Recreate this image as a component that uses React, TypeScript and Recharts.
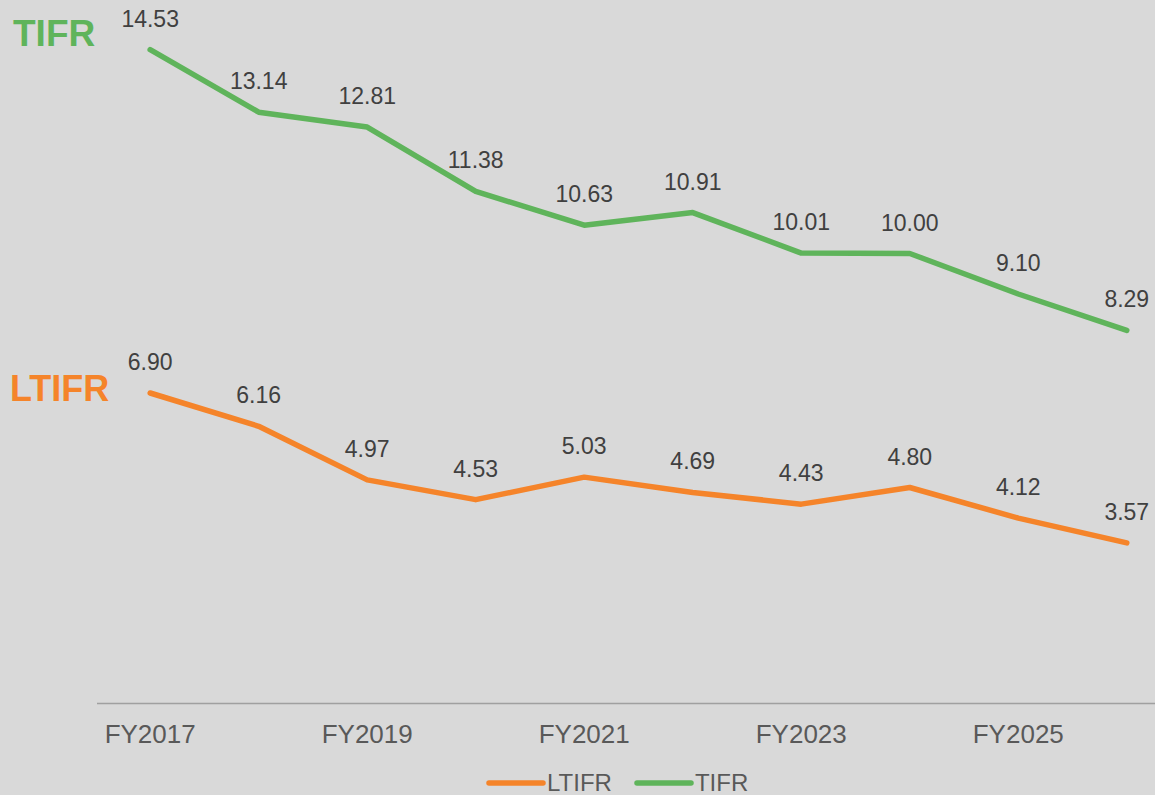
import React from "react";
import { LineChart, Line, XAxis, YAxis, LabelList, Legend } from "recharts";

const categories = ["FY2017", "FY2018", "FY2019", "FY2020", "FY2021", "FY2022", "FY2023", "FY2024", "FY2025", "FY2026"];
const tifr = [14.53, 13.14, 12.81, 11.38, 10.63, 10.91, 10.01, 10.0, 9.1, 8.29];
const ltifr = [6.9, 6.16, 4.97, 4.53, 5.03, 4.69, 4.43, 4.8, 4.12, 3.57];
const tickIndexes = [0, 2, 4, 6, 8];

const ORANGE = "#F5842A";
const GREEN = "#5FB45B";
const FONT = "'Liberation Sans', Arial, sans-serif";

const data = categories.map((c, i) => ({ i, name: c, LTIFR: ltifr[i], TIFR: tifr[i] }));

const LegendContent = (props: any) => {
  const { payload } = props;
  return (
    <div style={{ display: "flex", alignItems: "center", fontFamily: FONT }}>
      {(payload || []).map((p: any, idx: number) => (
        <div key={idx} style={{ display: "flex", alignItems: "center", marginRight: 22 }}>
          <svg width={60} height={10} style={{ display: "block" }}>
            <line x1={3} y1={5} x2={57} y2={5} stroke={p.color} strokeWidth={5.5} strokeLinecap="round" />
          </svg>
          <span style={{ fontSize: 24, color: "#595959", marginLeft: 1, lineHeight: "28px" }}>{p.value}</span>
        </div>
      ))}
    </div>
  );
};

export default function App() {
  return (
    <div style={{ position: "absolute", left: 0, top: 0, width: 1155, height: 795, background: "#D9D9D9", overflow: "hidden" }}>
      <LineChart
        width={1155}
        height={795}
        data={data}
        margin={{ top: 28.5, right: 0, left: 97, bottom: 41.5 }}
      >
        <XAxis
          dataKey="i"
          type="number"
          domain={[-0.49, 9.26]}
          allowDataOverflow
          ticks={tickIndexes}
          tickFormatter={(v: number) => categories[v]}
          axisLine={{ stroke: "#A0A0A0", strokeWidth: 1.5 }}
          tickLine={false}
          tickSize={0}
          tickMargin={21}
          height={50}
          tick={{ fill: "#595959", fontSize: 26, fontFamily: FONT }}
        />
        <YAxis hide domain={[0, 15]} type="number" />
        <Legend
          layout="horizontal"
          verticalAlign="middle"
          align="center"
          content={<LegendContent />}
          wrapperStyle={{ top: 769, left: 486, width: "auto" }}
        />
        <Line
          dataKey="LTIFR"
          stroke={ORANGE}
          strokeWidth={5.5}
          strokeLinejoin="round"
          strokeLinecap="round"
          dot={false}
          activeDot={false}
          isAnimationActive={false}
        >
          <LabelList
            dataKey="LTIFR"
            position="top"
            offset={23}
            fill="#404040"
            fontSize={23}
            fontFamily={FONT}
            formatter={(v: any) => Number(v).toFixed(2)}
          />
        </Line>
        <Line
          dataKey="TIFR"
          stroke={GREEN}
          strokeWidth={5.5}
          strokeLinejoin="round"
          strokeLinecap="round"
          dot={false}
          activeDot={false}
          isAnimationActive={false}
        >
          <LabelList
            dataKey="TIFR"
            position="top"
            offset={23}
            fill="#404040"
            fontSize={23}
            fontFamily={FONT}
            formatter={(v: any) => Number(v).toFixed(2)}
          />
        </Line>
      </LineChart>
      <svg width={1155} height={795} style={{ position: "absolute", left: 0, top: 0, pointerEvents: "none" }}>
        <text x={13} y={46} fill={GREEN} fontSize={37} fontWeight="bold" fontFamily={FONT}>TIFR</text>
        <text x={10} y={401} fill={ORANGE} fontSize={36} fontWeight="bold" fontFamily={FONT}>LTIFR</text>
      </svg>
    </div>
  );
}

-=-=-

*What you will do*
Repeat, with no pictures, each line from the beginning of the data through the line containing "YAxis, LabelList, Legend", inclusive.

*Response below*
Recreate this image as a component that uses React, TypeScript and Recharts.
import React from "react";
import { LineChart, Line, XAxis, YAxis, LabelList, Legend } from "recharts";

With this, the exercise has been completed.